Australian Open’s ‘extreme heat policy’ is tweaked after heavy criticism

There was a groundswell of criticism from players over stoppages, mainly over the lack of transparency about when the policy would be implemented as it was entirely at the discretion of the tournament referee.
Tennis fans cool off on the second day of the Australian Open Grand Slam tennis tournament in Melbourne, Australia, 14 January 2014, on a day of 42 Celsius temperatures which are expected to linger throughout the week at the hothouse Australian Open.  EPA/MAST IRHAM
Tennis fans cool off on the second day of the Australian Open Grand Slam tennis tournament in Melbourne, Australia, 14 January 2014, on a day of 42 Celsius temperatures which are expected to linger throughout the week at the hothouse Australian Open. EPA/MAST IRHAM

MELBOURNE // Australian Open organisers have tweaked their “Extreme Heat Policy” for next month’s 2015 tournament after being accused of forcing players to perform in “inhumane” conditions during a heatwave in January.

Despite water bottles melting, ballboys collapsing and players vomiting and passing out when temperatures exceeded 40 degrees for four days at this year’s tournament, play was stopped for only four hours on the outer courts.

There was a groundswell of criticism from players, mainly over the lack of transparency about when the policy would be implemented as it was entirely at the discretion of the tournament referee and not triggered by temperatures reaching a certain level.

Tournament director Craig Tiley said yesterday the addition of a roof over a third showcourt, the Margaret Court Arena, would mitigate the effects of hot weather, and he hoped the changes to the policy would make matters clearer to players.

“The heat policy, as always, will be applied at the referee’s discretion,” Tiley said.

“The decision on implementing the heat policy will take into account the forecast once the ambient temperature exceeds 40 degrees Celsius, and the Wet Bulb Global Temperature [WBGT] reading exceeds 32.5.

“When conditions exceed these levels, the referee is taking into account the forecast and state of play when making his discretionary call.”

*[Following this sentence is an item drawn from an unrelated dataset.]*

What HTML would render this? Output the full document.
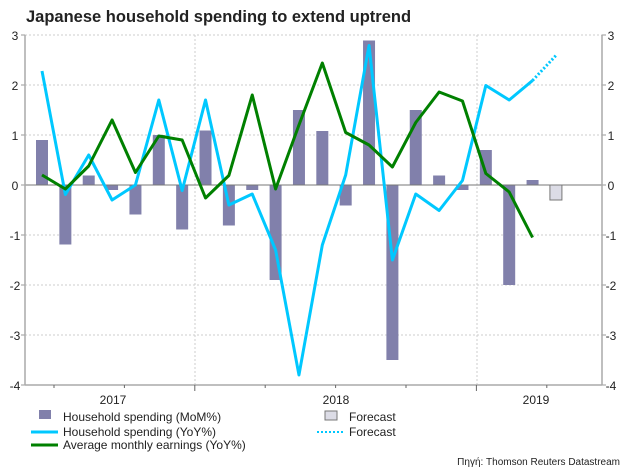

Rather than use the raw Celsius readings to assess the heat, organisers prefer to use the WBGT composite, which also gauges humidity and wind to identify the perceived ­conditions.

In another change, when the policy is enacted matches in progress will continue until the end of an even number of games in that set or the completion of a tie-breaker, limiting the exposure of players to the heat.

The loudest complaints in January came from Canadian player Frank Dancevic, who lambasted organisers after collapsing during his first-round match on an uncovered outside court.

“I think it’s inhumane, I don’t think it’s fair to anybody. To the players, to the fans, to the sport, when you see players pulling out of matches, passing out,” he said.

“Having players with so many problems and complaining to the tournament that it’s too hot to play, until somebody dies, they just keep going on with it and putting matches on in this heat.”

Meteorologist Bob Leighton said long-range forecasts indicated that there would be no similar heatwave this year at the January 19 to February 1 tournament at Melbourne Park.

“At this stage it’s looking like a normal summer, perhaps slightly warmer, with only one day hitting around 40 degrees, and little or no rain forecast,” he said.